Tayside and Central Scotland

Go-ahead for Forth Energy wood-fuel power station at Grangemouth

Artists impression of Grangemouth plant
Image caption An artist's impression of the Grangemouth plant, which could be producing heat and power by 2017

Consent has been granted to develop a £465m wood-fuelled heat and power plant at the Port of Grangemouth.

Forth Energy said the 18-hectare site could be operating by 2017, burning wood mostly shipped from overseas.

It is hoped the plant could create between 300 and 500 construction jobs and 70 posts based at the port, running the plant and handling the fuel.

Local campaigners condemned the decision, calling it a "bad day for the people of Grangemouth".

Forth Energy said electricity from the combined heat and power biomass plant would be supplied to the national grid and heat would be supplied to industrial users.

Managing director Calum Wilson said he was delighted ministers had approved the "ambitious" project.

He said: "This consent creates the opportunity for us to develop a combined heat and power plant that will generate low carbon renewable electricity and heat from wood fuel shipped to the plant, whilst delivering significant benefits to the Grangemouth economy.

"We will now examine the details of the decision and look forward to engaging with the Scottish government, Falkirk Council and the local community to take our plans forward."

The Scottish government said the plant would generate enough power for about 130,000 homes.

Energy Minister Fergus Ewing said: "In consenting this application I have put in place a series of conditions to protect local residents from inconvenience, safeguard the appearance of the area, and protect the environment and air quality.

"The conditions to the consent also ensure that the fuel used in the biomass is from sustainable and responsible sources."

'Plain daft'

However, the Green Party and environmental campaigners hit out at the decision.

Alison Johnstone, Green MSP for Lothian, said: "Chopping down swathes of foreign forest to burn in Scotland is plain daft. The Scottish government has made a poor decision, and should instead be supporting genuinely sustainable heat and power at a local level."

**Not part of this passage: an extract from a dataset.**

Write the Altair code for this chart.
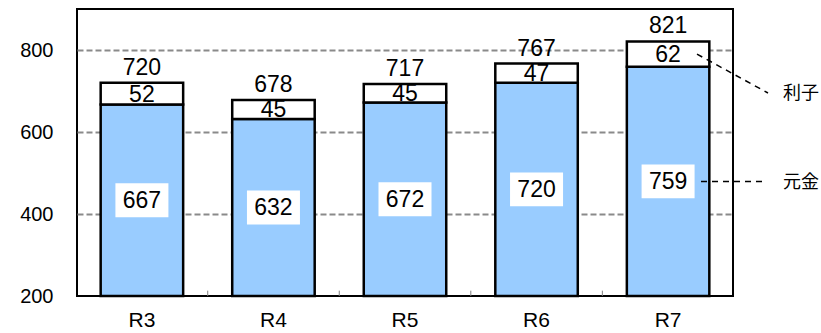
import altair as alt
import pandas as pd

# Fiscal years and amounts (億円)
years = ["R3", "R4", "R5", "R6", "R7"]
principal = [667, 632, 672, 720, 759]   # 元金
interest = [52, 45, 45, 47, 62]         # 利子
total = [720, 678, 717, 767, 821]       # 合計
y_ticks = [200, 400, 600, 800]

FONT = "Liberation Sans"
CJK = "Noto Sans CJK JP"
BLUE = "#99CCFF"
BASE = 200

df = pd.DataFrame({"year": years, "principal": principal,
                   "interest": interest, "total": total})

x_enc = alt.X(
    "year:N", sort=years, title=None,
    scale=alt.Scale(paddingInner=0.373, paddingOuter=0.18),
)
y_scale = alt.Scale(domain=[BASE, 900], nice=False, zero=False)


def y_enc(field):
    return alt.Y(field, scale=y_scale, title=None)


base = alt.Chart(df).transform_calculate(
    pmid=f"({BASE} + datum.principal) / 2",
    imid="(datum.principal + datum.total) / 2",
)

# principal segment (blue) from the axis floor; it also owns the y axis
bars_principal = base.mark_bar(
    color=BLUE, stroke="black", strokeWidth=2.5
).encode(
    x=x_enc,
    y=alt.Y("principal:Q", scale=y_scale, title=None,
            axis=alt.Axis(
                values=y_ticks,
                gridOpacity={"condition": {"test": f"datum.value == {BASE}",
                                           "value": 0}, "value": 1},
            )),
    y2=alt.datum(BASE),
)

# interest segment (white) stacked on the principal
bars_interest = base.mark_bar(
    color="white", stroke="black", strokeWidth=2.5
).encode(x=x_enc, y=y_enc("principal:Q"), y2="total:Q")

# white boxes behind the principal figures
boxes = base.mark_point(
    shape="M-1,-0.64L1,-0.64L1,0.64L-1,0.64Z", filled=True,
    fill="white", opacity=1, strokeWidth=0, size=53 * 53,
).encode(x=x_enc, y=y_enc("pmid:Q"))

principal_text = base.mark_text(
    font=FONT, fontSize=23, color="black", baseline="middle", dy=1
).encode(x=x_enc, y=y_enc("pmid:Q"), text="principal:Q")

interest_text = base.mark_text(
    font=FONT, fontSize=23, color="black", baseline="middle", dy=1
).encode(x=x_enc, y=y_enc("imid:Q"), text="interest:Q")

total_text = base.mark_text(
    font=FONT, fontSize=23, color="black", baseline="alphabetic", dy=-8
).encode(x=x_enc, y=y_enc("total:Q"), text="total:Q")

# small category separators on the bottom edge
sep_df = pd.DataFrame({"year": years[1:]})
separators = alt.Chart(sep_df).mark_rule(
    color="#808080", strokeWidth=1, xOffset=-24.5
).encode(
    x=alt.X("year:N", sort=years, bandPosition=0, title=None),
    y=alt.datum(BASE),
    y2=alt.datum(BASE + 13),
)

# series names at the right with dashed leader lines to the last bar
last = df[df["year"] == years[-1]]
lead_principal = alt.Chart(last).transform_calculate(
    pmid=f"({BASE} + datum.principal) / 2"
).mark_rule(color="black", strokeWidth=1.5, strokeDash=[6, 5]).encode(
    x=alt.value(624), x2=alt.value(690), y=y_enc("pmid:Q"),
)
lead_interest = alt.Chart(last).transform_calculate(
    imid="(datum.principal + datum.total) / 2"
).mark_rule(color="black", strokeWidth=1.5, strokeDash=[6, 5]).encode(
    x=alt.value(620), x2=alt.value(691), y=y_enc("imid:Q"),
    y2=alt.value(84),
)
name_principal = alt.Chart(last).transform_calculate(
    pmid=f"({BASE} + datum.principal) / 2", name="'元金'"
).mark_text(font=CJK, fontSize=18, color="black", align="left",
            baseline="middle", dy=2).encode(
    x=alt.value(706), y=y_enc("pmid:Q"), text="name:N",
)
name_interest = alt.Chart(last).transform_calculate(
    name="'利子'"
).mark_text(font=CJK, fontSize=18, color="black", align="left",
            baseline="middle", dy=1).encode(
    x=alt.value(706), y=alt.value(84), text="name:N",
)

chart = alt.layer(
    bars_principal, bars_interest, boxes, principal_text, interest_text,
    total_text, separators, lead_principal, lead_interest,
    name_principal, name_interest,
).properties(
    width=656, height=287,
    autosize=alt.AutoSizeParams(type="none"),
    padding={"left": 77, "top": 9, "right": 88, "bottom": 37},
    background="white",
).configure_view(
    stroke="black", strokeWidth=2
).configure_axisX(
    labelAngle=0, labelFont=FONT, labelFontSize=21, labelColor="black",
    labelPadding=13, ticks=False, domain=False, grid=False,
).configure_axisY(
    labelFont=FONT, labelFontSize=20,
    labelColor="black", labelPadding=24, ticks=False, domain=False,
    grid=True, gridColor="#8a8a8a", gridWidth=2, gridDash=[6, 3],
)

chart.save("out.html", embed_options={"renderer": "svg", "actions": False})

Walter Inglis, chairman of Grangemouth Community Council, said: "This is a bad day for the people of Grangemouth who have worsening air quality to look forward to, but it's also a bad day for the people of Scotland because of the wider issues that affect us all."

Friends of the Earth Scotland questioned the government's strategy on the use of large-scale biomass projects.

Director Richard Dixon said: "It claims to have a policy favouring use of biomass in small-scale plants, off the gas grid, using primarily local sources of supply.

"Now it approves a massive power station importing over a million tonnes of trees a year to burn for electricity, with no guarantee that Forth Energy will find customers for the heat it produces."

Previous plans for a biomass plant in Leith were ruled out by Forth Energy last year.